ERROR: supplied argument is not a valid MySQL result resource - Page 2

Yeah.. I am 100% sure..

Return Values

For SELECT, SHOW, DESCRIBE, EXPLAIN and other statements returning resultset, mysql_query() returns a resource on success, or FALSE on error.

For other type of SQL statements, INSERT, UPDATE, DELETE, DROP, etc, mysql_query() returns TRUE on success or FALSE on error.

The returned result resource should be passed to mysql_fetch_array(), and other functions for dealing with result tables, to access the returned data.

Use mysql_num_rows() to find out how many rows were returned for a SELECT statement or mysql_affected_rows() to find out how many rows were affected by a DELETE, INSERT, REPLACE, or UPDATE statement.

mysql_query() will also fail and return FALSE if the user does not have permission to access the table(s) referenced by the query.

Source : http://in.php.net/mysql_query
You should get the desired output if you are using a simple select query. Well, what does your function queries return if you use update/delete query ?

This is p*ssing me off.

Ok

I echo both queries once they have been process via mysql_query.

The SELECT STATEMENT returns 1.
The UPDATE STATEMENT returns 1.

So that means something wrong with my query function?

function query($result) {
 return mysql_query($result)  or die("FAILED!!!" . mysql_error());
}

Also if it matters this function is in a seperate file that then is "included" in the php file.

So any ideas?

Thanks nav again, sorry for all this just trying to redo all my websites with functions as I find it abit more professional and oop approach.

PS: Even though the update statement returns a 1 it updates the database correctly, dont ask me how X|.

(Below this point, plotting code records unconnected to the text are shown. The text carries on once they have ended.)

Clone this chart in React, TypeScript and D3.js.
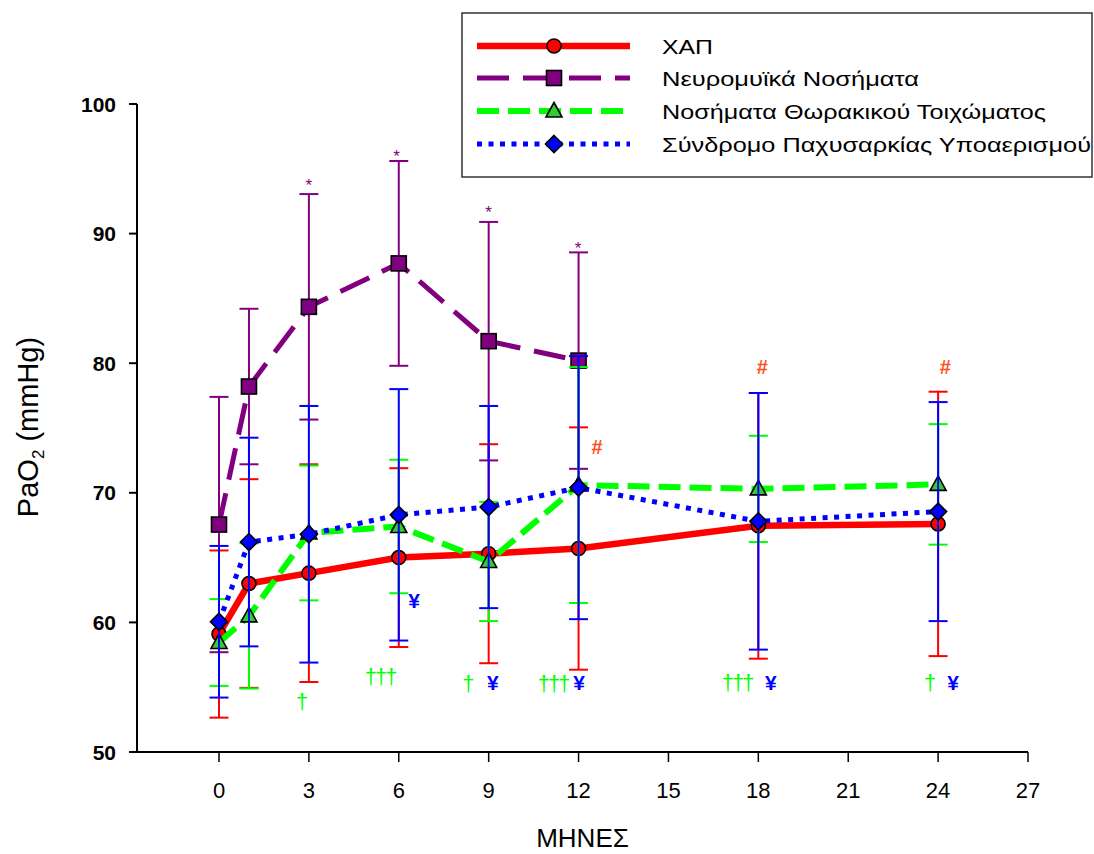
import React from 'react';
import * as d3 from 'd3';

// ---------- data ----------
const months = [0, 1, 3, 6, 9, 12, 18, 24];
const neuroMonths = [0, 1, 3, 6, 9, 12];

const seriesNames = [
  'ΧΑΠ',
  'Νευρομυϊκά Νοσήματα',
  'Νοσήματα Θωρακικού Τοιχώματος',
  'Σύνδρομο Παχυσαρκίας Υποαερισμού',
];

const copdMean = [59.1, 63.0, 63.8, 65.0, 65.3, 65.7, 67.45, 67.6];
const copdSD = [6.45, 8.05, 8.4, 6.9, 8.45, 9.35, 10.25, 10.2];

const neuroMean = [67.55, 78.2, 84.35, 87.7, 81.7, 80.2];
const neuroSD = [9.85, 6.0, 8.7, 7.9, 9.2, 8.35];

const chestMean = [58.45, 60.5, 66.9, 67.4, 64.7, 70.6, 70.3, 70.65];
const chestSD = [3.35, 5.6, 5.2, 5.15, 4.6, 9.1, 4.1, 4.65];

const ohsMean = [60.05, 66.2, 66.8, 68.3, 68.9, 70.4, 67.8, 68.55];
const ohsSD = [5.85, 8.05, 9.9, 9.7, 7.8, 10.15, 9.9, 8.45];

const xTicks = [0, 3, 6, 9, 12, 15, 18, 21, 24, 27];
const yTicks = [50, 60, 70, 80, 90, 100];
const xTitle = 'ΜΗΝΕΣ';

// significance marks: [month position, value, text]
const starMarks: [number, number, string][] = [
  [3.0, 94.1, '*'],
  [5.93, 96.3, '*'],
  [9.0, 92.0, '*'],
  [11.98, 89.2, '*'],
];
const hashMarks: [number, number, string][] = [
  [12.62, 73.5, '#'],
  [18.13, 79.7, '#'],
  [24.24, 79.7, '#'],
];
const daggerMarks: [number, number, string][] = [
  [2.74, 53.9, '†'],
  [5.38, 55.8, '†††'],
  [8.29, 55.25, '†'],
  [11.15, 55.25, '†††'],
  [17.29, 55.35, '†††'],
  [23.7, 55.35, '†'],
];
const yenMarks: [number, number, string][] = [
  [6.51, 61.67, '¥'],
  [9.14, 55.4, '¥'],
  [12.02, 55.4, '¥'],
  [18.42, 55.4, '¥'],
  [24.5, 55.4, '¥'],
];

// ---------- layout / style ----------
const W = 1094;
const H = 854;
const AX_X = 137;
const X0 = 219;
const X27 = 1028;
const Y_TOP = 104;
const Y_BOT = 752;
const FONT = '"Liberation Sans", Arial, sans-serif';
const NARROW = '"Liberation Sans Narrow", "Liberation Sans", Arial, sans-serif';

const RED = '#ff0000';
const PURPLE = '#800080';
const GREEN = '#00ff00';
const GREEN_MARK = '#33cc33';
const BLUE = '#0000ff';
const HASH = '#ff5020';

type Marker = 'circle' | 'square' | 'triangle' | 'diamond';

interface Series {
  name: string;
  x: number[];
  mean: number[];
  sd: number[];
  color: string;
  markFill: string;
  width: number;
  dash: string | undefined;
  marker: Marker;
}

const series: Series[] = [
  { name: seriesNames[0], x: months, mean: copdMean, sd: copdSD, color: RED, markFill: RED, width: 6.5, dash: undefined, marker: 'circle' },
  { name: seriesNames[1], x: neuroMonths, mean: neuroMean, sd: neuroSD, color: PURPLE, markFill: PURPLE, width: 5, dash: '32 14', marker: 'square' },
  { name: seriesNames[2], x: months, mean: chestMean, sd: chestSD, color: GREEN, markFill: GREEN_MARK, width: 6, dash: '22 9', marker: 'triangle' },
  { name: seriesNames[3], x: months, mean: ohsMean, sd: ohsSD, color: BLUE, markFill: BLUE, width: 5, dash: '5 6.5', marker: 'diamond' },
];

const legendTextLen = [51, 257, 384, 429];
const legendRows = [46, 78, 111, 144];

function MarkerShape({ type, cx, cy, fill }: { type: Marker; cx: number; cy: number; fill: string }) {
  const common = { fill, stroke: '#000', strokeWidth: 1.6 };
  if (type === 'circle') return <circle cx={cx} cy={cy} r={7} {...common} />;
  if (type === 'square') return <rect x={cx - 7.5} y={cy - 7.5} width={15} height={15} {...common} />;
  if (type === 'triangle')
    return <path d={`M${cx},${cy - 8.5}L${cx + 8},${cy + 6}L${cx - 8},${cy + 6}Z`} {...common} />;
  return <path d={`M${cx},${cy - 8.5}L${cx + 8.5},${cy}L${cx},${cy + 8.5}L${cx - 8.5},${cy}Z`} {...common} />;
}

export default function App() {
  const x = d3.scaleLinear().domain([0, 27]).range([X0, X27]);
  const y = d3.scaleLinear().domain([50, 100]).range([Y_BOT, Y_TOP]);
  const line = (s: Series) =>
    d3
      .line<number>()
      .x((_, i) => x(s.x[i]))
      .y((d) => y(d))(s.mean) || '';

  const cap = 9.5;

  const marks = (arr: [number, number, string][], color: string, size: number, key: string, extra?: any) =>
    arr.map(([m, v, t], i) => (
      <text
        key={key + i}
        x={x(m)}
        y={y(v)}
        fill={color}
        fontSize={size}
        fontFamily={FONT}
        textAnchor="middle"
        dominantBaseline="central"
        {...extra}
      >
        {t}
      </text>
    ));

  return (
    <svg
      width={W}
      height={H}
      viewBox={`0 0 ${W} ${H}`}
      style={{ position: 'absolute', left: 0, top: 0, background: '#fff' }}
    >
      <rect x={0} y={0} width={W} height={H} fill="#fff" />

      {/* axes */}
      <line x1={AX_X} x2={AX_X} y1={Y_TOP} y2={Y_BOT} stroke="#000" strokeWidth={2} />
      <line x1={AX_X} x2={x(27)} y1={Y_BOT} y2={Y_BOT} stroke="#000" strokeWidth={2} />
      {yTicks.map((t) => (
        <g key={'yt' + t}>
          <line x1={AX_X - 8} x2={AX_X} y1={y(t)} y2={y(t)} stroke="#000" strokeWidth={2} />
          <text
            x={AX_X - 21}
            y={y(t)}
            textAnchor="end"
            dominantBaseline="central"
            fontFamily={FONT}
            fontWeight="bold"
            fontSize={21}
          >
            {t}
          </text>
        </g>
      ))}
      {xTicks.map((t) => (
        <g key={'xt' + t}>
          <line x1={x(t)} x2={x(t)} y1={Y_BOT} y2={Y_BOT + 10} stroke="#000" strokeWidth={1.5} />
          <text x={x(t)} y={790} textAnchor="middle" dominantBaseline="central" fontFamily={NARROW} fontSize={22}>
            {t}
          </text>
        </g>
      ))}
      <text
        x={(AX_X + x(27)) / 2}
        y={838}
        textAnchor="middle"
        dominantBaseline="central"
        fontFamily={NARROW}
        fontSize={26}
      >
        {xTitle}
      </text>
      <text
        transform={`translate(38, 427) rotate(-90)`}
        textAnchor="middle"
        fontFamily={FONT}
        fontSize={29}
      >
        PaO<tspan fontSize={17} dy={6}>2</tspan>
        <tspan dy={-6}> (mmHg)</tspan>
      </text>

      {/* series */}
      {series.map((s, si) => (
        <g key={'s' + si}>
          {s.x.map((m, i) => {
            const cx = x(m);
            const hi = y(s.mean[i] + s.sd[i]);
            const lo = y(s.mean[i] - s.sd[i]);
            return (
              <g key={'eb' + i} stroke={s.color} strokeWidth={2}>
                <line x1={cx} x2={cx} y1={hi} y2={lo} />
                <line x1={cx - cap} x2={cx + cap} y1={hi} y2={hi} />
                <line x1={cx - cap} x2={cx + cap} y1={lo} y2={lo} />
              </g>
            );
          })}
          <path d={line(s)} fill="none" stroke={s.color} strokeWidth={s.width} strokeDasharray={s.dash} />
          {s.x.map((m, i) => (
            <MarkerShape key={'mk' + i} type={s.marker} cx={x(m)} cy={y(s.mean[i])} fill={s.markFill} />
          ))}
        </g>
      ))}

      {/* significance marks */}
      {marks(starMarks, PURPLE, 17, 'st', { dy: 5 })}
      {marks(hashMarks, HASH, 20, 'h', { fontWeight: 'bold' })}
      {marks(daggerMarks, GREEN, 22, 'd', { letterSpacing: -2 })}
      {marks(yenMarks, BLUE, 21, 'y', { fontWeight: 'bold' })}

      {/* legend */}
      <rect x={462} y={13} width={630} height={164} fill="#fff" stroke="#333" strokeWidth={1.5} />
      {series.map((s, i) => (
        <g key={'lg' + i}>
          <line
            x1={477}
            x2={630}
            y1={legendRows[i]}
            y2={legendRows[i]}
            stroke={s.color}
            strokeWidth={s.width}
            strokeDasharray={s.dash}
          />
          <MarkerShape type={s.marker} cx={554} cy={legendRows[i]} fill={s.markFill} />
          <text
            x={662}
            y={legendRows[i]}
            dominantBaseline="central"
            fontFamily={FONT}
            fontSize={21}
            textLength={legendTextLen[i]}
            lengthAdjust="spacingAndGlyphs"
          >
            {s.name}
          </text>
        </g>
      ))}
    </svg>
  );
}
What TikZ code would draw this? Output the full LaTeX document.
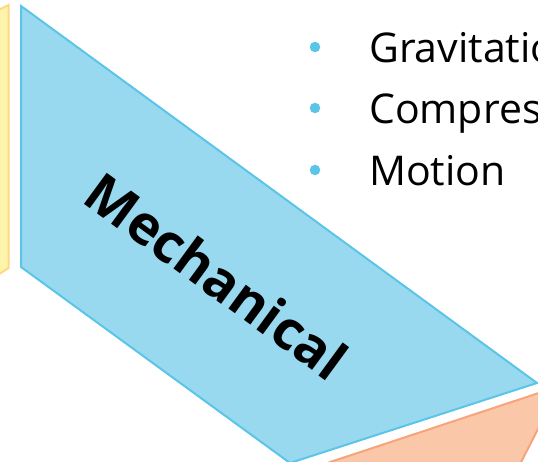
\documentclass[tikz,border=0pt]{standalone}
\usepackage{fontspec}
\setmainfont{Open Sans}
\definecolor{bluefill}{HTML}{98D9F0}
\definecolor{bluedraw}{HTML}{5BC5E8}
\definecolor{yelfill}{HTML}{FFF5AA}
\definecolor{yeldraw}{HTML}{FFD982}
\definecolor{orfill}{HTML}{FAC8A8}
\definecolor{ordraw}{HTML}{F6A47A}
\tikzset{
  panel/.style={line width=2pt, line join=miter},
  bullettext/.style={anchor=base west, font=\fontsize{41}{48}\selectfont, inner sep=0pt, text=black},
  bulletdot/.style={circle, fill=bluedraw, inner sep=0pt, minimum size=10.5pt},
  title/.style={anchor=base, font=\fontsize{54}{60}\selectfont\bfseries, inner sep=0pt, rotate=-36.2}
}
\begin{document}
\begin{tikzpicture}[x=1pt,y=-1pt]
\useasboundingbox (0,0) rectangle (538,462);
\clip (0,0) rectangle (538,462);
% yellow panel (left, cut off)
\path[panel, fill=yelfill, draw=yeldraw] (-40,30) -- (8.5,5) -- (8.5,268) -- (-40,300) -- cycle;
% blue panel
\path[panel, fill=bluefill, draw=bluedraw] (21,6) -- (537,383) -- (290,463) -- (21,267) -- cycle;
% orange panel
\path[panel, fill=orfill, draw=ordraw] (560,386) -- (300,472) -- (516,472) -- cycle;
\node[title] (mech) at (205,292) {Mechanical};
\node[bulletdot] (b1) at (315,47) {};
\node[bulletdot] (b2) at (315,108) {};
\node[bulletdot] (b3) at (315,170) {};
\node[bullettext] (t1) at (369,63) {Gravitational};
\node[bullettext] (t2) at (369,124) {Compression};
\node[bullettext] (t3) at (369,186) {Motion};
\end{tikzpicture}
\end{document}
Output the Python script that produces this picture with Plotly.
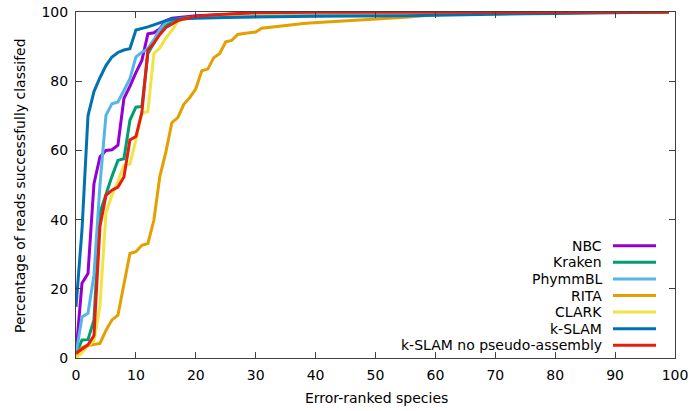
import plotly.graph_objects as go

# ---------------- data ----------------
nbc_x = [0, 1, 2, 3, 4, 5, 6, 7, 8, 9, 10, 11, 12, 13, 14, 15, 16, 18, 20, 25, 30, 40, 50, 60, 99]
nbc_y = [1.4, 21.6, 24.4, 50.4, 58.1, 60.0, 60.2, 61.5, 75.0, 78.5, 82.5, 86.0, 93.7, 94.0, 95.2, 97.5, 98.2, 98.6, 98.9, 99.3, 99.6, 99.8, 99.9, 100, 100]

kraken_x = [0, 1, 2, 3, 4, 5, 6, 7, 8, 9, 10, 11, 12, 13, 14, 15, 16, 17, 18, 20, 25, 30, 40, 60, 99]
kraken_y = [1.0, 5.2, 5.3, 11.0, 42.0, 47.5, 52.5, 57.1, 57.6, 68.7, 72.5, 72.7, 88.0, 91.0, 94.0, 96.0, 97.5, 98.0, 98.3, 98.6, 99.1, 99.4, 99.7, 99.9, 100]

phymm_x = [0, 1, 2, 3, 4, 5, 6, 7, 8, 9, 10, 11, 12, 13, 14, 15, 16, 18, 20, 25, 30, 40, 60, 99]
phymm_y = [1.0, 11.9, 12.9, 24.0, 50.0, 70.1, 73.5, 74.0, 77.3, 80.7, 87.0, 88.4, 89.4, 92.0, 95.0, 97.0, 97.8, 98.2, 98.4, 98.9, 99.2, 99.5, 99.8, 100]

rita_x = [0, 1, 2, 3, 4, 5, 6, 7, 8, 9, 10, 11, 12, 13, 14, 15, 16, 17, 18, 19, 20, 21, 22, 23, 24, 25, 26, 27, 28, 29, 30,
          31, 32, 33, 34, 35, 36, 37, 38, 39, 40, 42, 44, 46, 48, 50, 52, 55, 57, 60, 65, 70, 80, 90, 99]
rita_y = [0.8, 3.0, 3.6, 4.0, 4.2, 8.0, 11.0, 12.4, 21.0, 30.2, 30.7, 32.6, 33.1, 39.8, 52.5, 59.5, 68.0, 69.5, 73.3, 75.3, 77.8, 83.0, 83.5, 86.8, 88.0, 91.4, 91.8, 93.5, 93.8, 94.0, 94.2,
          95.3, 95.5, 95.9, 96.0, 96.3, 96.4, 96.6, 96.7, 96.8, 96.9, 97.1, 97.4, 97.6, 97.8, 98.0, 98.2, 98.5, 98.8, 99.2, 99.4, 99.6, 99.8, 99.9, 100]

clark_x = [0, 1, 2, 3, 4, 5, 6, 7, 8, 9, 10, 11, 12, 13, 14, 15, 16, 17, 18, 20, 25, 30, 40, 60, 99]
clark_y = [0.0, 1.5, 3.5, 5.0, 15.0, 42.0, 47.0, 51.0, 55.7, 56.0, 63.0, 70.8, 71.2, 88.0, 89.6, 92.5, 94.6, 97.3, 98.0, 98.5, 99.2, 99.6, 99.8, 99.9, 100]

kslam_x = [0, 1, 2, 3, 4, 5, 6, 7, 8, 9, 10, 11, 12, 13, 14, 15, 16, 18, 20, 25, 30, 40, 55, 60, 70, 75, 80, 90, 99]
kslam_y = [14.8, 37.0, 70.0, 77.0, 81.0, 84.5, 87.0, 88.3, 89.0, 89.4, 94.8, 95.2, 95.7, 96.3, 97.0, 97.5, 97.9, 98.1, 98.2, 98.4, 98.6, 98.8, 98.9, 99.1, 99.3, 99.5, 99.6, 99.8, 100]

kslam_np_x = [0, 1, 2, 3, 4, 5, 6, 7, 8, 9, 10, 11, 12, 13, 14, 15, 16, 17, 18, 20, 24, 30, 40, 99]
kslam_np_y = [1.4, 2.5, 3.8, 6.5, 38.0, 47.0, 48.5, 49.4, 52.3, 63.0, 64.0, 71.0, 89.0, 91.0, 93.5, 95.5, 96.5, 97.5, 98.0, 98.8, 99.3, 99.8, 99.9, 100]

x_ticks = [0, 10, 20, 30, 40, 50, 60, 70, 80, 90, 100]
y_ticks = [0, 20, 40, 60, 80, 100]

series = [
    ("NBC", nbc_x, nbc_y, "#9400D3"),
    ("Kraken", kraken_x, kraken_y, "#009E73"),
    ("PhymmBL", phymm_x, phymm_y, "#56B4E9"),
    ("RITA", rita_x, rita_y, "#E69F00"),
    ("CLARK", clark_x, clark_y, "#F0E442"),
    ("k-SLAM", kslam_x, kslam_y, "#0072B2"),
    ("k-SLAM no pseudo-assembly", kslam_np_x, kslam_np_y, "#E51E10"),
]

# ---------------- layout geometry (screen pixels; body margin removed) ----------------
W, H = 693, 411
ML, MR, MT, MB = 76, 18, 12, 53
PW, PH = W - ML - MR, H - MT - MB
FONT = "DejaVu Sans"


def px2paper_x(px):
    return (px - ML) / PW


def px2paper_y(py):
    return (H - MB - py) / PH


fig = go.Figure()
for name, xs, ys, col in series:
    fig.add_trace(go.Scatter(x=xs, y=ys, mode="lines", name=name,
                             line=dict(color=col, width=3), showlegend=False))

# custom legend (text right-aligned, sample line on the right like gnuplot)
shapes = []
annotations = []
row0, step = 245.7, 16.6
for i, (name, xs, ys, col) in enumerate(series):
    py = row0 + i * step
    annotations.append(dict(xref="paper", yref="paper", x=px2paper_x(604), y=px2paper_y(py),
                            xanchor="right", yanchor="middle", text=name, showarrow=False,
                            font=dict(family=FONT, size=14, color="#000000")))
    shapes.append(dict(type="line", xref="paper", yref="paper",
                       x0=px2paper_x(613), x1=px2paper_x(656),
                       y0=px2paper_y(py), y1=px2paper_y(py),
                       line=dict(color=col, width=3)))

# axis titles
annotations.append(dict(xref="paper", yref="paper", x=px2paper_x(376), y=px2paper_y(398),
                        xanchor="center", yanchor="middle", text="Error-ranked species", showarrow=False,
                        font=dict(family=FONT, size=14, color="#000000")))
annotations.append(dict(xref="paper", yref="paper", x=px2paper_x(20), y=px2paper_y(186),
                        xanchor="center", yanchor="middle", text="Percentage of reads successfully classifed",
                        textangle=-90, showarrow=False,
                        font=dict(family=FONT, size=14, color="#000000")))

axis_common = dict(showgrid=False, zeroline=False, showline=True, linecolor="#404040", linewidth=1,
                   mirror="ticks", ticks="inside", ticklen=6, tickwidth=1, tickcolor="#404040",
                   ticklabeloverflow="allow",
                   tickfont=dict(family=FONT, size=14, color="#000000"))

fig.update_layout(
    width=W, height=H,
    margin=dict(l=ML, r=MR, t=MT, b=MB, autoexpand=False),
    paper_bgcolor="white", plot_bgcolor="white",
    xaxis=dict(range=[0, 100], tickvals=x_ticks, ticktext=[str(v) for v in x_ticks],
               ticklabelstandoff=4, **axis_common),
    yaxis=dict(range=[0, 100], tickvals=y_ticks, ticktext=[str(v) for v in y_ticks],
               ticklabelstandoff=4, **axis_common),
    shapes=shapes, annotations=annotations, showlegend=False,
)

fig.write_html("out.html", config={"displayModeBar": False},
               post_script="document.body.style.margin='0';document.body.style.overflow='hidden';")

PPS: And dont forget the code you said should have worked on page 1 did not for me I got the same error for your program that I am for mine now, so could it be a setup issue?

It doesn't matter if you have functions in a separate file and include it in the executing script.

Aaarghhhh ! :@ Do this.. I found the error !

function executequery($query) {
	$x = mysql_query($query) or die(mysql_error());
	return $x;
}

Assign mysql_query to a variable and return it. That works.. Indeed, return mysql_query($query) returns 1. :)

Edit : In my 1st example, I had assigned the value returned by mysql_query to a variable.. You missed it somehow ;)

Ok nav once again you solved my problem!

But doing that I dont know why when I copied and pasted your code it did not work :(

Anyways know I can use functions!!!!!!

THANKYOU :) :) :)

Great! :)